Last year, students and their families took out $80.9 billion during the first three quarters, and $100.1 billion for the year overall. During the 2012-13 academic year, student borrowers took out $82.5 billion in new debt during the period ending March 31 and $101.7 billion overall. The loan disbursement figures exclude consolidation loans.

The academic year ends June 30. The Education Department is expected to make public last quarter's figures in the coming days.

Much of the drop in borrowing is likely due to slightly lower enrollment, and less borrowing by students at for-profit schools. Some 20.3 million students were enrolled at America's colleges and universities last autumn, fewer than in previous years, according to Education Department estimates. In 2010, enrollment stood at more than 21 million students.

Borrowing by for-profit students is down from $10.1 billion last year, to $8.6 billion, according to figures through March. State and federal regulators have sued large for-profit college chains in recent years for allegedly misleading students -- one of them, Corinthian Colleges Inc., filed for bankruptcy -- and the Obama administration recently finalized rules that attempt to cut off federal student aid to dodgy career programs.

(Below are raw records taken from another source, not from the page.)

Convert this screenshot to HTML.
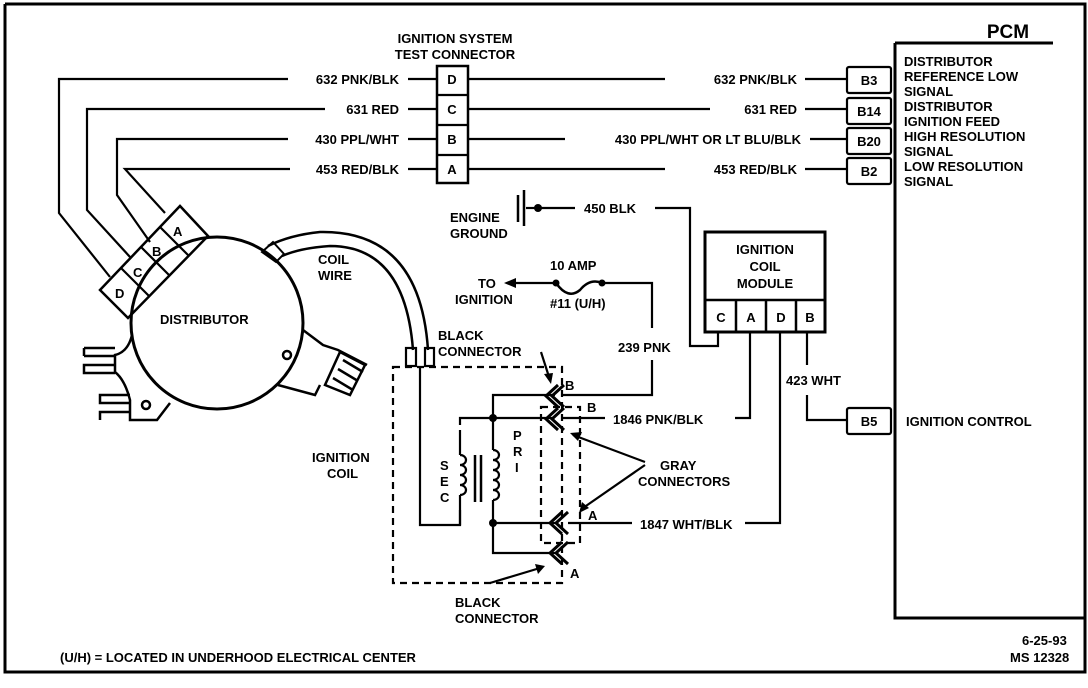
<!DOCTYPE html>
<html><head><meta charset="utf-8"><style>
html,body{margin:0;padding:0;background:#fff}
svg{display:block}
text{font-family:"Liberation Sans",sans-serif;font-weight:bold;fill:#000}
</style></head><body>
<svg width="1088" height="688" viewBox="0 0 1088 688" xmlns="http://www.w3.org/2000/svg" font-size="13">
<g fill="none" stroke="#000" stroke-width="2.2">
<path d="M5,4 V672 H1085 V4 H5" stroke-width="3"/>
<path d="M895,43 H1053" stroke-width="3"/>
<path d="M895,43 V618 H1085" stroke-width="3"/>
<rect x="437" y="66" width="31" height="117" stroke-width="2.5"/>
<path d="M437,95 H468 M437,125 H468 M437,155 H468"/>
<rect x="847" y="67" width="44" height="26" rx="2"/>
<rect x="847" y="98" width="44" height="26" rx="2"/>
<rect x="847" y="128" width="44" height="26" rx="2"/>
<rect x="847" y="158" width="44" height="26" rx="2"/>
<rect x="847" y="408" width="44" height="26" rx="2"/>
<path d="M288,79 H59 V213 L110,277"/>
<path d="M325,109 H87 V210 L130,257"/>
<path d="M288,139 H117 V195 L150,242"/>
<path d="M290,169 H125 L165,213"/>
<path d="M408,79 H437 M408,109 H437 M408,139 H437 M408,169 H437"/>
<path d="M468,79 H665 M805,79 H847"/>
<path d="M468,109 H710 M805,109 H847"/>
<path d="M468,139 H565 M810,139 H847"/>
<path d="M468,169 H665 M805,169 H847"/>
<polygon points="100,290 180,206 208,236 128,318" stroke-width="2.5"/>
<path d="M121,268 L149,296 M141,247 L169,275 M160,227 L188,255"/>
<circle cx="217" cy="323" r="86" stroke-width="3"/>
<path d="M132,335 Q128,352 115,355 V372 Q125,380 130,400 V420 H157 L170,403" stroke-width="2.5"/>
<path d="M115,348 H84 M115,356 H84 M84,348 V356 M115,365 H84 V373 H115" stroke-width="2.5"/>
<path d="M130,395 H100 V403 H130 M130,412 H100 V420" stroke-width="2.5"/>
<circle cx="146" cy="405" r="4" stroke-width="2.5"/>
<circle cx="287" cy="355" r="4" stroke-width="2.5"/>
<path d="M303,330 L323,345 L338,350 L367,365 M278,385 L315,395 L320,385" stroke-width="2.5"/>
<path d="M340,352 L365,365 L350,395 L325,385 Z" stroke-width="2.5"/>
<path d="M343,360 L363,372 M338,369 L358,381 M333,378 L353,390" stroke-width="2.5"/>
<path d="M268,246 Q290,235 320,232 Q420,230 428,350" stroke-width="2.5"/>
<path d="M282,256 Q300,248 330,246 Q405,246 413,350" stroke-width="2.5"/>
<path d="M262,252 L273,242 L284,254 L276,262 Z" stroke-width="2"/>
<rect x="406" y="348" width="10" height="18"/>
<rect x="425" y="348" width="9" height="18"/>
<rect x="393" y="367" width="169" height="216" stroke-dasharray="7,5"/>
<rect x="541" y="407" width="39" height="136" stroke-dasharray="7,5"/>
<path d="M420,366 V525 H460 V510"/>
<path d="M460,425 V418 H553"/>
<path d="M493,418 V395 H555"/>
<path d="M493,418 V450 M493,500 V553 H555"/>
<path d="M493,523 H555"/>
<path d="M460,430 V455 M460,495 V525"/>
<path d="M460,455 a6,5 0 0,1 0,10 a6,5 0 0,1 0,10 a6,5 0 0,1 0,10 a6,5 0 0,1 0,10"/>
<path d="M493,450 a6,5 0 0,1 0,10 a6,5 0 0,1 0,10 a6,5 0 0,1 0,10 a6,5 0 0,1 0,10 a6,5 0 0,1 0,10"/>
<path d="M475,455 V502 M481,455 V502" stroke-width="2.5"/>
<path d="M558,385 L546,396 L558,407 M564,385 L552,396 L564,407" stroke-width="3"/>
<path d="M558,408 L546,419 L558,430 M564,408 L552,419 L564,430" stroke-width="3"/>
<path d="M562,512 L550,523 L562,534 M568,512 L556,523 L568,534" stroke-width="3"/>
<path d="M562,542 L550,553 L562,564 M568,542 L556,553 L568,564" stroke-width="3"/>
<path d="M562,395 H652 V360 M652,328 V283 H602"/>
<path d="M562,418 H605 M735,418 H750 V332"/>
<path d="M568,523 H632 M745,523 H780 V332"/>
<path d="M807,332 V365 M807,395 V420 H847"/>
<path d="M655,208 H690 V346 H718 V332"/>
<path d="M536,208 H575"/>
<path d="M518,195 V222 M524,190 V226" stroke-width="2.5"/>
<path d="M526,208 H536"/>
<path d="M556,283 Q568,300 580,290 Q590,278 602,283" stroke-width="2.5"/>
<path d="M556,283 H510"/>
<rect x="705" y="232" width="120" height="100" stroke-width="3"/>
<path d="M705,300 H825 M736,300 V332 M766,300 V332 M796,300 V332" stroke-width="2.5"/>
<path d="M541,352 L550,380" /><path d="M645,462 L573,435 M645,465 L583,508"/>
<path d="M490,583 L540,568"/>
</g>
<g fill="#000">
<circle cx="493" cy="418" r="4"/><circle cx="493" cy="523" r="4"/>
<circle cx="538" cy="208" r="4"/><circle cx="556" cy="283" r="3.5"/><circle cx="602" cy="283" r="3.5"/>
<polygon points="504,283 516,278 516,288"/>
<polygon points="551,384 544,374 553,373"/>
<polygon points="570,433 582,432 578,441"/>
<polygon points="579,513 582,502 589,508"/>
<polygon points="545,566 535,564 538,574"/>
</g>
<text x="1008" y="38" font-size="19" text-anchor="middle">PCM</text>
<text x="455" y="43" text-anchor="middle">IGNITION SYSTEM</text>
<text x="455" y="59" text-anchor="middle">TEST CONNECTOR</text>
<g text-anchor="middle">
<text x="452" y="84">D</text><text x="452" y="114">C</text><text x="452" y="144">B</text><text x="452" y="174">A</text>
<text x="869" y="85">B3</text><text x="869" y="116">B14</text><text x="869" y="146">B20</text><text x="869" y="176">B2</text><text x="869" y="426">B5</text>
<text x="721" y="322">C</text><text x="751" y="322">A</text><text x="781" y="322">D</text><text x="810" y="322">B</text>
</g>
<g text-anchor="end">
<text x="399" y="84">632 PNK/BLK</text><text x="399" y="114">631 RED</text><text x="399" y="144">430 PPL/WHT</text><text x="399" y="174">453 RED/BLK</text>
<text x="797" y="84">632 PNK/BLK</text><text x="797" y="114">631 RED</text><text x="801" y="144">430 PPL/WHT OR LT BLU/BLK</text><text x="797" y="174">453 RED/BLK</text>
</g>
<g>
<text x="904" y="66">DISTRIBUTOR</text><text x="904" y="81">REFERENCE LOW</text><text x="904" y="96">SIGNAL</text>
<text x="904" y="111">DISTRIBUTOR</text><text x="904" y="126">IGNITION FEED</text><text x="904" y="141">HIGH RESOLUTION</text><text x="904" y="156">SIGNAL</text>
<text x="904" y="171">LOW RESOLUTION</text><text x="904" y="186">SIGNAL</text>
<text x="906" y="426">IGNITION CONTROL</text>
<text x="765" y="254" text-anchor="middle">IGNITION</text><text x="765" y="271" text-anchor="middle">COIL</text><text x="765" y="288" text-anchor="middle">MODULE</text>
<text x="584" y="213">450 BLK</text>
<text x="450" y="222">ENGINE</text><text x="450" y="238">GROUND</text>
<text x="550" y="270">10 AMP</text>
<text x="478" y="288">TO</text><text x="455" y="304">IGNITION</text>
<text x="550" y="308">#11 (U/H)</text>
<text x="618" y="352">239 PNK</text>
<text x="786" y="385">423 WHT</text>
<text x="613" y="424">1846 PNK/BLK</text>
<text x="640" y="529">1847 WHT/BLK</text>
<text x="660" y="470">GRAY</text><text x="638" y="486">CONNECTORS</text>
<text x="438" y="340">BLACK</text><text x="438" y="356">CONNECTOR</text>
<text x="565" y="390">B</text><text x="587" y="412">B</text><text x="588" y="520">A</text><text x="570" y="578">A</text>
<text x="455" y="607">BLACK</text><text x="455" y="623">CONNECTOR</text>
<text x="312" y="462">IGNITION</text><text x="327" y="478">COIL</text>
<text x="318" y="264">COIL</text><text x="318" y="280">WIRE</text>
<text x="160" y="324">DISTRIBUTOR</text>
<text x="60" y="662">(U/H) = LOCATED IN UNDERHOOD ELECTRICAL CENTER</text>
<text x="1022" y="645">6-25-93</text><text x="1010" y="662">MS 12328</text>
<text x="440" y="470">S</text><text x="440" y="486">E</text><text x="440" y="502">C</text>
<text x="513" y="440">P</text><text x="513" y="456">R</text><text x="515" y="472">I</text>
</g>
<text x="115" y="298">D</text>
<text x="133" y="277">C</text>
<text x="152" y="256">B</text>
<text x="173" y="236">A</text>
</svg>
</body></html>
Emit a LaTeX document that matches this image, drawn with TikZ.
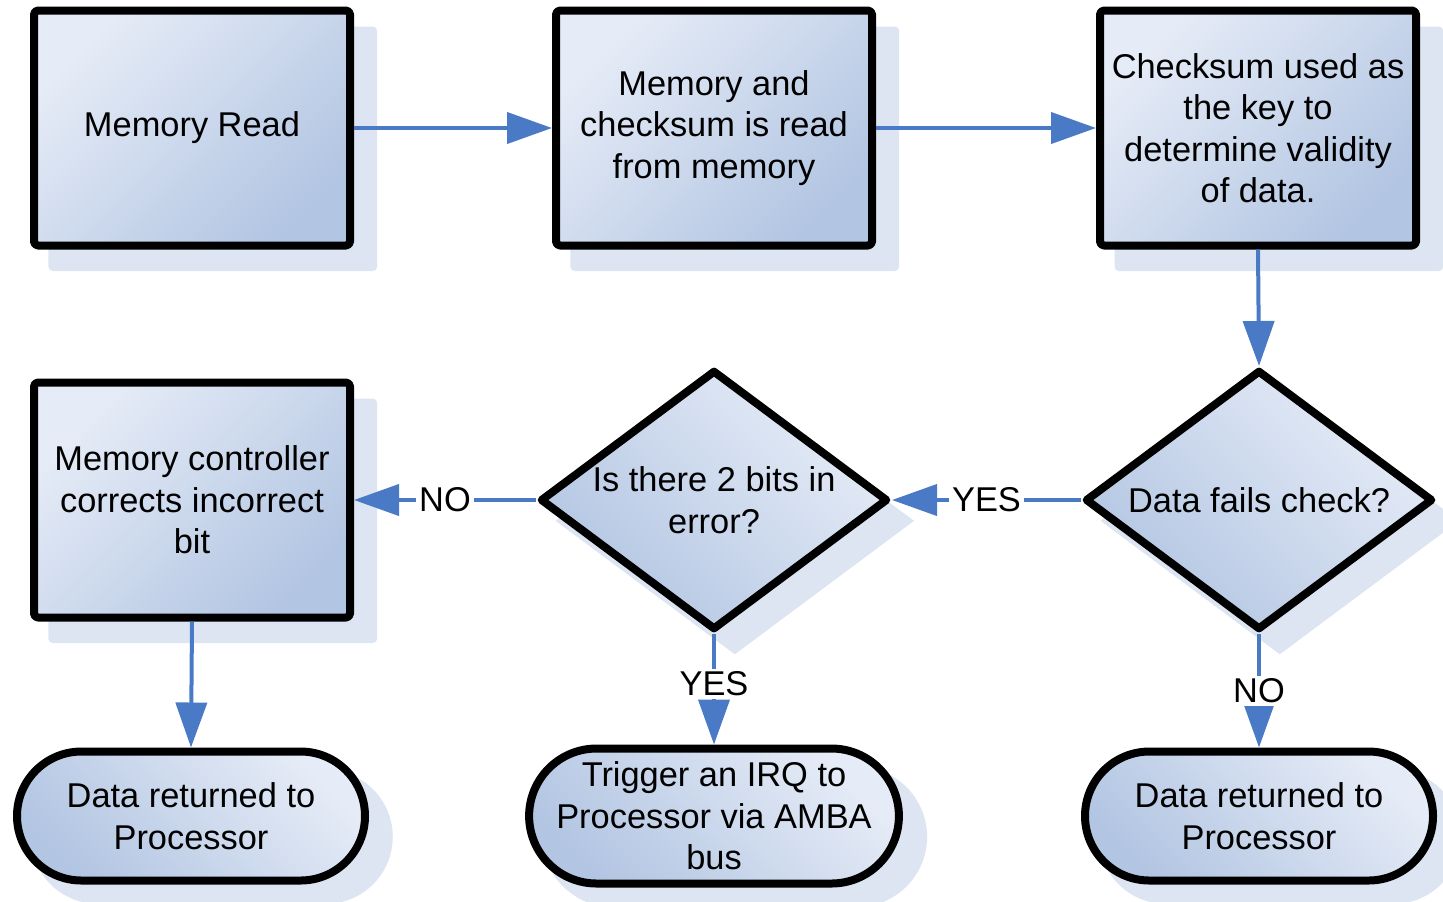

Over the last decade, $1 of every $5 in new federal student loans went to for-profit schools, according to the HuffPost analysis.

Of the $861 billion in new loans given to students over the last decade, for-profit college students received $171.4 billion, the data show. Both figures exclude the final quarter of the 2014-15 academic year that ended in June. The high came in the 2009-10 academic year, when about $1 of every $4 in new loans, or $24.5 billion, went to students at for-profit colleges.

Students at public schools took out $389.3 billion in new loans, or 45.2 percent of the total. Students at nonprofit colleges received $292 billion in new loans, or 33.9 percent of the total over the last 10 years. Foreign schools were responsible for $8.3 billion in new borrowing.

Over the last five years, two-thirds of the new debt went to undergraduate students and their parents. One-third, or $166.5 billion, went to students at graduate schools.

CORRECTION: An earlier version of this post referred to amounts of at least $100 billion as nine-digit numbers. They are actually 12 digits.